Обновление формы.
Толстой писал в своем дневнике «...Я обтирал пыль с дивана и не мог вспомнить, обтирал ли... Значит, если и обтирал, то бессознательно ... Если бы кто сознательный видел, то мог восстановить ... И вся наша жизнь, проведенная бессознательно, вся она как бы не была».
Может быть, человечество слишком рано завело себе рассудок. Со своим рассудком оно выскочило вперед, как солдат из строя, и заметалось.
Мы живем, как покрытые резиной. Нужно вернуть себе мир. Может быть весь ужас (мало ощутимый), нашего настоящего дня антанта, война, Россия, объясняются отсутствием у нас ощущения мира, отсутствием у нас широкого искусства. Цель образа назвать предмет новым именем. Для этого, чтобы сделать предмет фактом искусства, его нужно извлечь из числа фактов жизни.
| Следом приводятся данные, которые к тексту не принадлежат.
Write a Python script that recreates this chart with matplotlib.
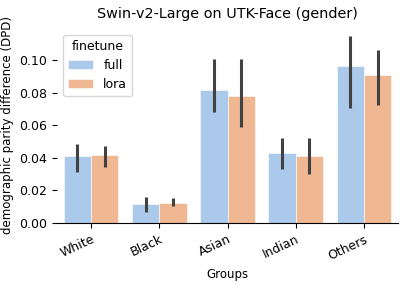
import numpy as np
import matplotlib
matplotlib.use("Agg")
import matplotlib.pyplot as plt
import seaborn as sns

groups = ["White", "Black", "Asian", "Indian", "Others"]
finetunes = ["full", "lora"]

full_vals = [0.0410, 0.0116, 0.0817, 0.0431, 0.0962]
full_lo = [0.0313, 0.0069, 0.0680, 0.0333, 0.0709]
full_hi = [0.0486, 0.0160, 0.1008, 0.0524, 0.1150]

lora_vals = [0.0415, 0.0126, 0.0778, 0.0409, 0.0909]
lora_lo = [0.0343, 0.0105, 0.0590, 0.0303, 0.0726]
lora_hi = [0.0476, 0.0154, 0.1008, 0.0524, 0.1060]


def main():
    pal = sns.color_palette("pastel")
    colors = [sns.desaturate(pal[0], 0.75), sns.desaturate(pal[1], 0.75)]

    fig = plt.figure(figsize=(4.07, 2.85), dpi=100)
    ax = fig.add_axes([0.14, 0.2175, 0.838, 0.69])
    x = np.arange(len(groups))
    w = 0.4
    series = [(full_vals, full_lo, full_hi), (lora_vals, lora_lo, lora_hi)]
    for i, (vals, lo, hi) in enumerate(series):
        pos = x - w / 2 + i * w
        ax.bar(pos, vals, width=w, color=colors[i], label=finetunes[i],
               edgecolor="white", linewidth=0.4)
        ax.vlines(pos, lo, hi, color="#424242", linewidth=2.2)

    ax.set_xticks(x)
    ax.set_xticklabels(groups, rotation=25, ha="right", rotation_mode="anchor",
                       fontsize=9)
    ax.tick_params(axis="y", labelsize=9)
    ax.set_xlim(-0.5, len(groups) - 0.5)
    ax.set_ylim(0, 0.1208)
    ax.set_yticks([0, 0.02, 0.04, 0.06, 0.08, 0.10])
    ax.set_xlabel("Groups", fontsize=8.5)
    ax.set_ylabel("demographic parity difference (DPD)", fontsize=8.5)
    ax.set_title("Swin-v2-Large on UTK-Face (gender)", fontsize=10.4)
    sns.despine(ax=ax, left=True)
    ax.legend(title="finetune", loc="upper left", fontsize=9, title_fontsize=9,
              bbox_to_anchor=(0.0, 0.99))

    plt.savefig("out.png", dpi=100)


if __name__ == "__main__":
    main()
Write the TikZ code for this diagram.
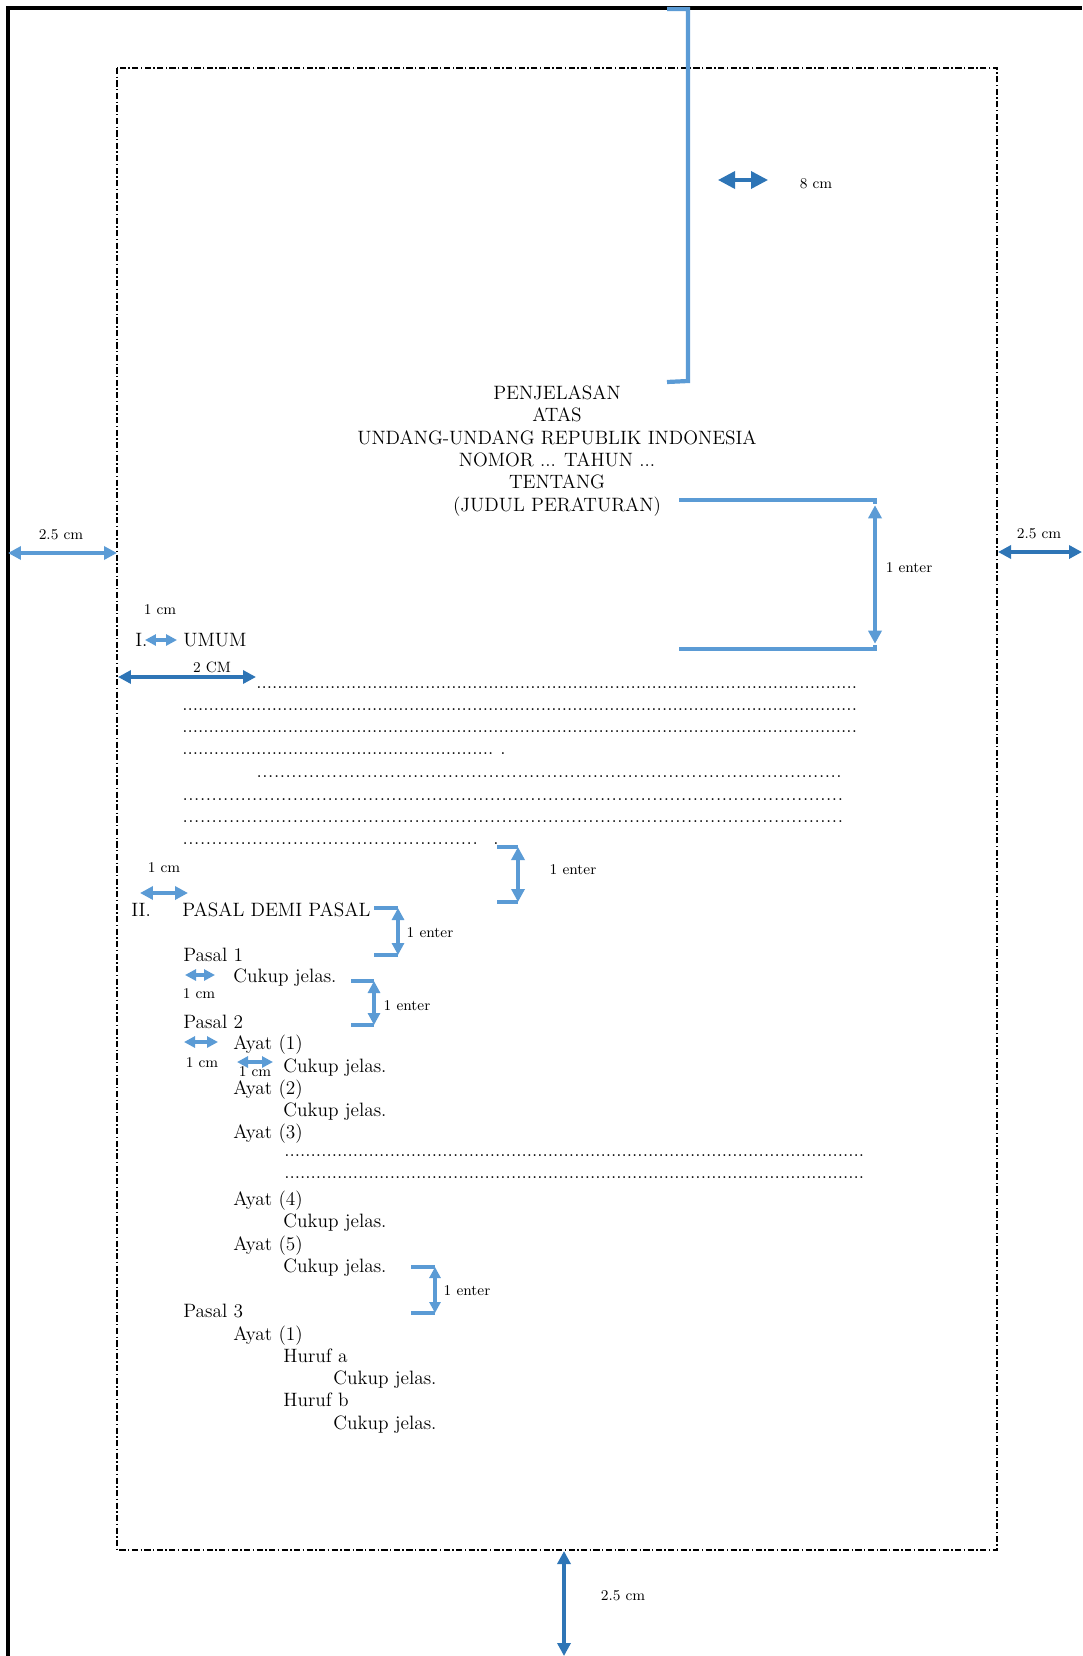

Для этого нужно, прежде всего, «расшевелить» вещь, как Иоанн Грозный перебирал людишек. Нужно вырвать вещь из ряда привычных ассоциаций. Нужно повернуть вещь, как полено в огне.
У Чехова в его записной книжке описывается, как кто-то ходил не то 15, не то 30 лет по переулку и читал «большой выбор сигов» и думал каждый раз «кому нужен большой выбор сигов». Наконец, как-то раз вывеску сняли и поставили боком. Тогда он прочел, «большой выбор сигар».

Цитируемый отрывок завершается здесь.